Over the past few days, we’ve had the opportunity to test out Dark Vale’s upcoming class-based mutliplayer fantasy shooter Forge.
Forge tosses players into a very unique fantasy world where they battle for dominance using bows, arrows, swords, shields, and magic. In the world of Forge, the gods are being held captive by an evil force known as The Devourer, and it demands sacrifices to free the gods. So it’s up to players to slay everyone in their path.
Players pick one of 5 classes, Assassins, Pathfinders, Wardens, Shamans, and Pyromancers.

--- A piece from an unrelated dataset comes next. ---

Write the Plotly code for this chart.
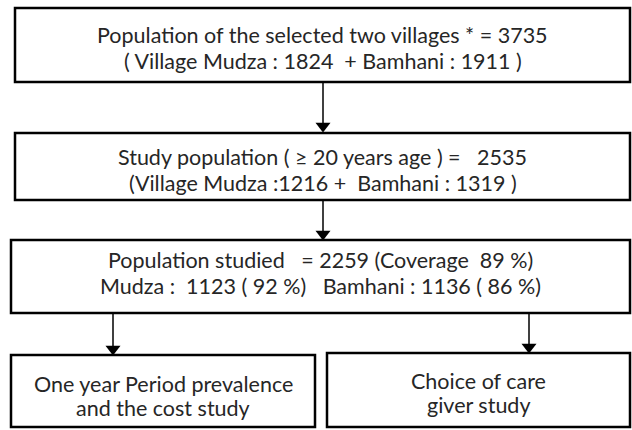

The assassins are the stealth class blessed with temporary invisibility, and debilitating melee attacks. Pathfinders are the rangers of Forge. Armed with bows, they can deal damage over time with their poison arrows, and can trap enemies with their different types of snares. Wardens are the tanks who can buff up and take an absolute beating before falling. Shamans are the class healers, granting healing spells and magical aid to teammates. And pyromancers are the mage class, able to deal massive damage from a great distance.
Kills, assists, healing spells, capturing flags, dominating control points, and more all grant experience points which can be spent on different abilities and stats.
When we got our hands on Forge to preview it, several game options were locked out, but we were nevertheless very impressed by what we got to play. So far, Forge is graphically impressive, especially for an independently developed game. It makes great use of Unreal Engine 3. It sports a wonderfully dark palette that isn’t afraid of using some real color and a reasonable motion-blur. The fantasy design of Forge’s characters and world is like little else on the market.
From what we’ve played, Forge is remarkably fluid in all regards. We experienced very little server lag, even while playing with people from all over the world. The animations are seamless. And the constant action means players are always in motion.
Gameplay-wise, Forge is like a hybrid of an online shooter and an MMO pvp arena. Powers are linked to rechargeable hotkeys, but perks and upgrades are earned through experience points. At launch, Forge is promising to be balanced fairly to both brand new players and gamers who have spent dozens of hours in-game, but the advantage to spending more time within Forge is the access to new abilities and a customizable loadout. And while Forge is easy to pick up and play, a good amount of time can be spent in Forge to learn the nuances of every characters’ powers.
While it is still too early to tell, Forge is turning out to be a remarkably promising title. It’s fast paced. It looks great. The maps are varied, well-detailed, and sizable for the number of players in each match. We loved the design and the abilities of each character, and it is interesting to note that almost everyone on staff who had a chance to play Forge had a different favorite of the archetypes.
We can’t wait to try out some of the game’s more advanced functions like the 10 vs. 10 capital siege maps, the usage of player companion animals, and of course, some of the different powers, but for that, we’ll have to wait for the full build when it releases on December 4th on Steam.